If they can scale Windows 10 Mobile up effectively, they could provide a viable alternative to ChromeOS that can draw people away from Google’s ecosystem.
Essentially, this would be 8RT 2.0, but this time they would be building up from w10m rather than stripping out of win8. This could be a very effective move because:
1) Businesses are still reliant on the Microsoft range of products and W10M cloudbooks would be compatible with that (except for win32 apps).
2) With Project Islandwood and Astoria, Microsoft could potentially have a rich Microsoft Store that beats ChromeOS’ limited selection of Chrome apps.
Microsoft could release low-cost ARM cloudbooks that can compete with the sort of performance ChromeOS has, while winning the game with better apps and an ecosystem that isn’t tied-down to the cloud.
I’m calling it now, and I hope I’m right.

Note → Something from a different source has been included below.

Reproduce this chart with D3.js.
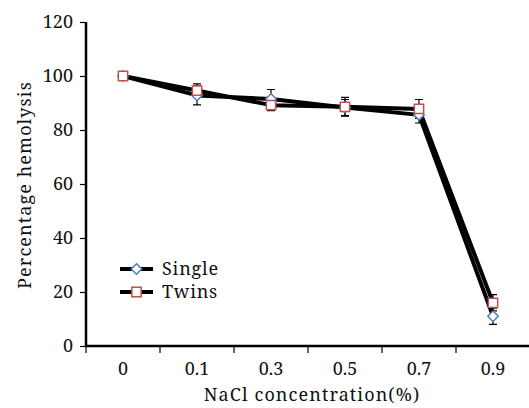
<!DOCTYPE html>
<html>
<head>
<meta charset="utf-8">
<script src="https://cdn.jsdelivr.net/npm/d3@7"></script>
<style>
  html, body { margin: 0; padding: 0; background: #fff; }
  svg { display: block; }
</style>
</head>
<body>
<svg id="chart" width="529" height="408"></svg>
<script>
/* Hemolysis vs NaCl concentration, single vs twins. */

const categories = ["0", "0.1", "0.3", "0.5", "0.7", "0.9"];
const singleValues = [100, 92.8, 91.5, 88.3, 85.6, 11];
const singleErrors = [0, 3.5, 3.5, 3, 3, 3];
const twinsValues = [100, 94.6, 89.2, 88.6, 87.8, 16];
const twinsErrors = [0, 2.5, 2, 3.5, 3.5, 3];
const yTicks = [0, 20, 40, 60, 80, 100, 120];

const series = [
  { name: "Single", values: singleValues, errors: singleErrors, symbol: "diamond", color: "#4f81bd" },
  { name: "Twins",  values: twinsValues,  errors: twinsErrors,  symbol: "square",  color: "#c0504d" }
];

const FONT = "Noto Serif";
const FONT_SIZE = 18;
const svg = d3.select("#chart");
const margin = { left: 86, right: 0, top: 22, bottom: 62 };
const width = 529, height = 408;

const x = d3.scaleBand().domain(categories).range([margin.left, 530]);
const y = d3.scaleLinear().domain([0, 120]).range([height - margin.bottom, margin.top]);

/* ---------- AXES ---------- */

const yAxis = svg.append("g")
  .attr("transform", "translate(" + margin.left + ",0)")
  .call(d3.axisLeft(y).tickValues(yTicks).tickSize(6).tickPadding(7));
yAxis.attr("font-family", FONT).attr("font-size", FONT_SIZE);
yAxis.select(".domain").attr("stroke-width", 2.5).attr("d", "M0," + y(0) + "V" + y(120));
yAxis.selectAll(".tick line").attr("stroke-width", 1.2);
yAxis.selectAll("text").attr("fill", "#111");

const xAxis = svg.append("g")
  .attr("transform", "translate(0," + y(0) + ")")
  .call(d3.axisBottom(x).tickSize(0).tickPadding(16));
xAxis.attr("font-family", FONT).attr("font-size", FONT_SIZE);
xAxis.select(".domain").attr("stroke-width", 2.5).attr("d", "M" + margin.left + ",0H529");
xAxis.selectAll("text").attr("fill", "#111");

/* band boundary ticks */
const bounds = categories.map(function (c) { return x(c); });
xAxis.selectAll("line.bound")
  .data(bounds)
  .enter()
  .append("line")
  .attr("class", "bound")
  .attr("x1", function (d) { return d; })
  .attr("x2", function (d) { return d; })
  .attr("y1", 0)
  .attr("y2", 7)
  .attr("stroke", "#000")
  .attr("stroke-width", 1.2);

svg.append("text")
  .attr("x", 312)
  .attr("y", 401)
  .attr("text-anchor", "middle")
  .attr("font-family", FONT)
  .attr("font-size", FONT_SIZE)
  .attr("letter-spacing", 1.1)
  .attr("fill", "#111")
  .text("NaCl concentration(%)");

svg.append("text")
  .attr("transform", "translate(31,185) rotate(-90)")
  .attr("text-anchor", "middle")
  .attr("font-family", FONT)
  .attr("font-size", FONT_SIZE)
  .attr("letter-spacing", 1.1)
  .attr("fill", "#111")
  .text("Percentage hemolysis");

/* ---------- SERIES ---------- */

const cx = function (i) { return x(categories[i]) + x.bandwidth() / 2; };

const line = d3.line()
  .x(function (d, i) { return cx(i); })
  .y(function (d) { return y(d); });

series.forEach(function (s) {
  svg.append("path")
    .datum(s.values)
    .attr("fill", "none")
    .attr("stroke", "#000")
    .attr("stroke-width", 4)
    .attr("stroke-linejoin", "round")
    .attr("d", line);
});

series.forEach(function (s) {
  const g = svg.append("g");
  s.values.forEach(function (v, i) {
    const e = s.errors[i];
    if (!e) return;
    const px = cx(i);
    g.append("path")
      .attr("fill", "none")
      .attr("stroke", "#000")
      .attr("stroke-width", 1.2)
      .attr("d", "M" + px + "," + y(v + e) + "V" + y(v - e) +
        "M" + (px - 4) + "," + y(v + e) + "H" + (px + 4) +
        "M" + (px - 4) + "," + y(v - e) + "H" + (px + 4));
  });
});

const symbolGen = {
  diamond: d3.symbol().type(d3.symbolDiamond2).size(70),
  square: d3.symbol().type(d3.symbolSquare2).size(110)
};

series.forEach(function (s) {
  svg.append("g").selectAll("path")
    .data(s.values)
    .enter()
    .append("path")
    .attr("transform", function (d, i) { return "translate(" + cx(i) + "," + y(d) + ")"; })
    .attr("d", symbolGen[s.symbol])
    .attr("fill", "#fff")
    .attr("stroke", s.color)
    .attr("stroke-width", 1.5);
});

/* ---------- LEGEND ---------- */

const legend = svg.append("g").attr("transform", "translate(120,269)");
series.forEach(function (s, i) {
  const row = legend.append("g").attr("transform", "translate(0," + (i * 23) + ")");
  row.append("line")
    .attr("x1", 0).attr("x2", 33)
    .attr("y1", 0).attr("y2", 0)
    .attr("stroke", "#000")
    .attr("stroke-width", 4);
  row.append("path")
    .attr("transform", "translate(16.5,0)")
    .attr("d", symbolGen[s.symbol])
    .attr("fill", "#fff")
    .attr("stroke", s.color)
    .attr("stroke-width", 1.5);
  row.append("text")
    .attr("x", 42)
    .attr("y", 6)
    .attr("font-family", FONT)
    .attr("font-size", FONT_SIZE)
    .attr("letter-spacing", 0.8)
    .attr("fill", "#111")
    .text(s.name);
});
</script>
</body>
</html>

I think this could be Microsoft’s winning strategy to beat Google to the low-cost, education, and ultra-mobile business markets.
This would also beat Google and Apple’s problems of fragmentation between OSX and iOS, and ChromeOS and Android, because you could work seamlessly from your cloudbook, phone and desktop, with the same apps and services.

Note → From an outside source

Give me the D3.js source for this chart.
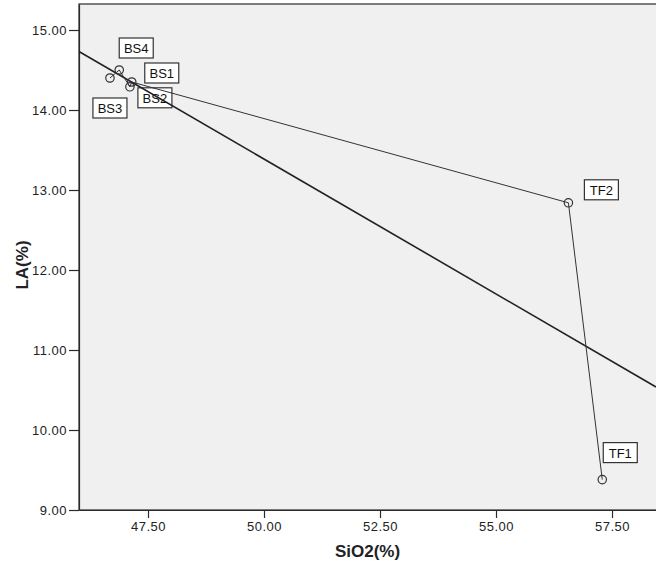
<!DOCTYPE html>
<html>
<head>
<meta charset="utf-8">
<script src="https://cdn.jsdelivr.net/npm/d3@7"></script>
<style>
  html, body { margin: 0; padding: 0; background: #fff; }
  svg { display: block; }
  text { font-family: "Liberation Sans", Arial, sans-serif; }
</style>
</head>
<body>
<script>
// ---- data ----
const sampleNames = ["BS1", "BS2", "BS3", "BS4", "TF1", "TF2"];
const sio2Values  = [47.15, 47.11, 46.68, 46.88, 57.29, 56.56];
const laValues    = [14.35, 14.29, 14.40, 14.50, 9.38, 12.84];
const xTickValues = [47.5, 50, 52.5, 55, 57.5];
const yTickValues = [9, 10, 11, 12, 13, 14, 15];
const xTitle = "SiO2(%)";
const yTitle = "LA(%)";

// ---- layout ----
const W = 656, H = 569;
const plot = { left: 79, top: 4, right: 656, bottom: 510 };
const labelOffsets = { BS1: [13, -19], BS2: [8, 1], BS3: [-17, 20], BS4: [0, -32], TF1: [1, -37], TF2: [16, -23] };

const points = sampleNames.map((n, i) => ({ name: n, x: sio2Values[i], y: laValues[i] }));

const x = d3.scaleLinear().domain([46.013, 58.448]).range([plot.left, plot.right]);
const y = d3.scaleLinear().domain([9, 15.325]).range([plot.bottom, plot.top]);

const svg = d3.select("body").append("svg").attr("width", W).attr("height", H);

svg.append("defs").append("clipPath").attr("id", "clip")
  .append("rect").attr("x", plot.left).attr("y", plot.top)
  .attr("width", plot.right - plot.left).attr("height", plot.bottom - plot.top);

// plot background
svg.append("rect")
  .attr("x", plot.left).attr("y", plot.top)
  .attr("width", plot.right - plot.left + 2).attr("height", plot.bottom - plot.top)
  .attr("fill", "#f0f0f0").attr("stroke", "#2b2b2b").attr("stroke-width", 1.2);

// axes
const xAxis = d3.axisBottom(x).tickValues(xTickValues).tickFormat(d3.format(".2f")).tickSize(8).tickSizeOuter(0);
const yAxis = d3.axisLeft(y).tickValues(yTickValues).tickFormat(d3.format(".2f")).tickSize(10).tickSizeOuter(0);

const gx = svg.append("g").attr("transform", `translate(0,${plot.bottom})`).call(xAxis);
const gy = svg.append("g").attr("transform", `translate(${plot.left},0)`).call(yAxis);
[gx, gy].forEach(g => {
  g.select(".domain").attr("stroke", "#2b2b2b").attr("stroke-width", 1.2);
  g.selectAll(".tick line").attr("stroke", "#2b2b2b").attr("stroke-width", 1.2);
  g.selectAll(".tick text").attr("fill", "#222").style("font-size", "13px")
    .style("font-family", '"Liberation Sans", Arial, sans-serif').style("letter-spacing", "0.5px");
});
gx.selectAll(".tick text").attr("dy", "0.95em").attr("y", 9);
gy.selectAll(".tick text").attr("x", -12);

// axis titles
svg.append("text").attr("x", (plot.left + plot.right) / 2).attr("y", 557)
  .attr("text-anchor", "middle").attr("font-weight", "bold").attr("font-size", 17)
  .attr("fill", "#222").text(xTitle);
svg.append("text").attr("transform", `translate(28,265) rotate(-90)`)
  .attr("text-anchor", "middle").attr("font-weight", "bold").attr("font-size", 17)
  .attr("fill", "#222").text(yTitle);

// labels (drawn under lines)
const lab = svg.append("g");
points.forEach(p => {
  const o = labelOffsets[p.name];
  const bx = x(p.x) + o[0], by = y(p.y) + o[1];
  lab.append("rect").attr("x", bx).attr("y", by).attr("width", 34).attr("height", 20)
    .attr("fill", "#fff").attr("stroke", "#333").attr("stroke-width", 1.2);
  lab.append("text").attr("x", bx + 17).attr("y", by + 15).attr("text-anchor", "middle")
    .attr("font-size", 13).attr("fill", "#111").text(p.name);
});

const gLines = svg.append("g").attr("clip-path", "url(#clip)");

// linear regression fit
const mx = d3.mean(points, d => d.x), my = d3.mean(points, d => d.y);
const sxy = d3.sum(points, d => (d.x - mx) * (d.y - my));
const sxx = d3.sum(points, d => (d.x - mx) * (d.x - mx));
const slope = sxy / sxx, intercept = my - slope * mx;
const [x0, x1] = x.domain();
gLines.append("line")
  .attr("x1", x(x0)).attr("y1", y(intercept + slope * x0))
  .attr("x2", x(x1)).attr("y2", y(intercept + slope * x1))
  .attr("stroke", "#222").attr("stroke-width", 1.6);

// interpolation line through points sorted by x
const sorted = points.slice().sort((a, b) => a.x - b.x);
gLines.append("path").datum(sorted)
  .attr("d", d3.line().x(d => x(d.x)).y(d => y(d.y)))
  .attr("fill", "none").attr("stroke", "#333").attr("stroke-width", 1);

// markers
svg.append("g").selectAll("circle").data(points).join("circle")
  .attr("cx", d => x(d.x)).attr("cy", d => y(d.y)).attr("r", 4.2)
  .attr("fill", "none").attr("stroke", "#333").attr("stroke-width", 1.2);
</script>
</body>
</html>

I’ve considered the W10 mobile smartbook before and I agree it’s possible. For the time being there’s a theoretical limit on W10 Mobile at 7-inches but if low-cost 10-inch sales aren’t as good as expected that could be taken away. I’m certain we’ll see experimentation in this area if the developers come to the UWP and create good apps.
Let’s just see whether Islandwood and Astoria prove to be as successful as Microsoft does. Although even without a rich 3rd party scene you’d still have a satisfactory productivity tool with Microsoft’s own Universal Apps.
Build it and they will come, so they say…
That theoretical limit was placed the by Microsoft it can be removed.